If not for video and if I would want a Canon APS-C camera then thats the camera I would go with.

Good luck.


----------



## TrolleySwag (Jul 9, 2015)

1d mkiii


----------



## JacaRanda (Jul 9, 2015)

Here you go.

Canon T6s vs Canon 70D Detailed Comparison


----------



## Stormchase (Jul 15, 2015)

I have been thinking the same thing.
I am shooting a rebal XS. 10mp and feel after 10 years I have out grown it. I have about $1k to drop on a body now and I was looking at the T6s, 7D, 70.D, and 5ii. I had to rule out the 5ii because I only have one lens for it and its a 90mm prime. I will only get EF for new lenses. So for crop sensor I was leaning for the 70D.

I saw a good comparison in high ISO video testing and it really seemed that the 70 held its own with noise and more solid colors better then the 6s. (not getting distorted with noise). The host even thought the 6s had better low light noise but I just didnt see it. It still cant touch the full frame for low light quality, and the 1D mkx... holy low light batman!
I would like to do more night sky shots with less noise and higher MP. I dont know if 20 or 24 would make much of a difference for me. Both are extremely high MP if you ask me! Like I mentioned im shooting a 10mp now and was a 3.4 Nikon before that.
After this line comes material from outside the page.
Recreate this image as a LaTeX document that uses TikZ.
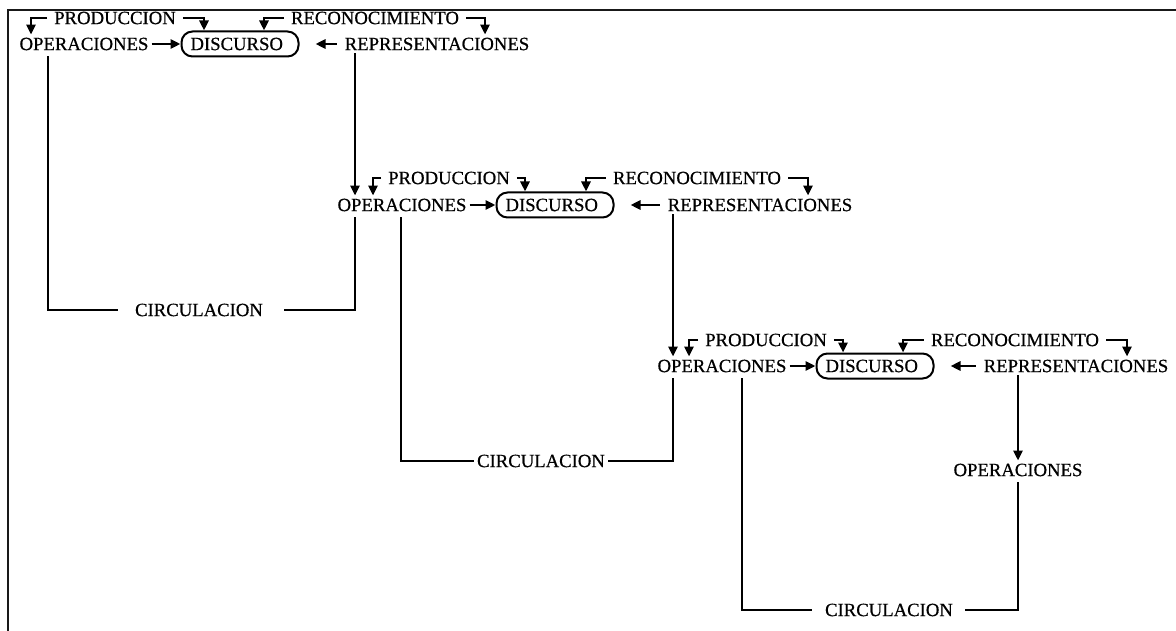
\documentclass[tikz,border=0pt]{standalone}
\usepackage{fontspec}
\setmainfont{Liberation Serif}[RawFeature={embolden=0.6}]
\usetikzlibrary{arrows.meta,calc}
\begin{document}
\begin{tikzpicture}[x=1pt,y=-1pt,
  lbl/.style={inner sep=3pt, font=\fontsize{18.7}{22}\selectfont},
  brk/.style={lbl, inner xsep=7pt},
  disc/.style={lbl, draw, line width=2pt, rounded corners=11pt, text width=99pt, align=left, inner xsep=9pt, inner ysep=4pt, minimum height=25pt},
  conn/.style={line width=2.9pt},
  arr/.style={conn, -{Triangle[length=10pt,width=9pt]}},
  back/.style={arr, shorten >=16pt, shorten <=5pt},
]
\useasboundingbox (0,0) rectangle (1176,631);
% frame
\draw[line width=2.2pt, black!90] (8,631) -- (8,10) -- (1176,10);

% vertical line positions
\coordinate (v0) at (48,0);
\coordinate (v1) at (355,0);
\coordinate (v2) at (401,0);
\coordinate (v3) at (673,0);
\coordinate (v4) at (742,0);

% block 1
\node[lbl]  (o1) at (84,44)  {OPERACIONES};
\node[disc] (d1) at (240,44) {DISCURSO};
\node[lbl]  (r1) at (437,44) {REPRESENTACIONES};
\node[brk]  (p1) at (115,18) {PRODUCCION};
\node[brk]  (k1) at (375,18) {RECONOCIMIENTO};
% block 2
\node[lbl]  (o2) at (402,205) {OPERACIONES};
\node[disc] (d2) at (555,205) {DISCURSO};
\node[lbl]  (r2) at (760,205) {REPRESENTACIONES};
\node[brk]  (p2) at (449,178) {PRODUCCION};
\node[brk]  (k2) at (697,178) {RECONOCIMIENTO};
% block 3
\node[lbl]  (o3) at (722,366) {OPERACIONES};
\node[disc] (d3) at (875,366) {DISCURSO};
\node[lbl]  (r3) at (1076,366) {REPRESENTACIONES};
\node[brk]  (p3) at (766,340) {PRODUCCION};
\node[brk]  (k3) at (1015,340) {RECONOCIMIENTO};
% last
\node[lbl]  (o4) at (1018,470) {OPERACIONES};
% circulation
\node[lbl]  (c1) at (199,310) {CIRCULACION};
\node[lbl]  (c2) at (541,461) {CIRCULACION};
\node[lbl]  (c3) at (889,610) {CIRCULACION};

% block 1 arrows
\draw[arr] (o1) -- (d1);
\draw[back] (r1) -- (d1);
\draw[arr] (p1.west) -| ([xshift=-53pt]o1.north);
\draw[arr] (p1.east) -| ([xshift=-36pt]d1.north);
\draw[arr] (k1.west) -| ([xshift=24pt]d1.north);
\draw[arr] (k1.east) -| ([xshift=48pt]r1.north);
% block 2 arrows
\draw[arr] (o2) -- (d2);
\draw[back] (r2) -- (d2);
\draw[arr] (p2.west) -| ([xshift=-29pt]o2.north);
\draw[arr] (p2.east) -| ([xshift=-30pt]d2.north);
\draw[arr] (k2.west) -| ([xshift=31pt]d2.north);
\draw[arr] (k2.east) -| ([xshift=48pt]r2.north);
% block 3 arrows
\draw[arr] (o3) -- (d3);
\draw[back] (r3) -- (d3);
\draw[arr] (p3.west) -| ([xshift=-33pt]o3.north);
\draw[arr] (p3.east) -| ([xshift=-32pt]d3.north);
\draw[arr] (k3.west) -| ([xshift=28pt]d3.north);
\draw[arr] (k3.east) -| ([xshift=51pt]r3.north);

% links between blocks
\draw[arr] (r1.south -| v1) -- (o2.north -| v1);
\draw[arr] (r2.south -| v3) -- (o3.north -| v3);
\draw[arr] (r3.south -| o4.north) -- (o4.north);

% circulation loops
\draw[conn, shorten <=3pt, shorten >=14pt] (o1.south -| v0) |- (c1.west);
\draw[conn, shorten <=3pt, shorten >=18pt] (o2.south -| v1) |- (c1.east);
\draw[conn, shorten <=3pt] (o2.south -| v2) |- (c2.west);
\draw[conn, shorten <=3pt] (o3.south -| v3) |- (c2.east);
\draw[conn, shorten <=3pt, shorten >=10pt] (o3.south -| v4) |- (c3.west);
\draw[conn, shorten <=3pt, shorten >=9pt] (o4.south) |- (c3.east);
\end{tikzpicture}
\end{document}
With the better construction (I bump stuff), weather resistance for storm photos ( Rain and blowing dust) Slightly bigger body (big hands) and as stupid as it sounds .. I dont want that red rebel badge on the front. I wouldnt mind trying some video since i havent had had option ever. well my phone.
Friday is payday and I have an extra check this month   
Anyone change my mind? Im open


----------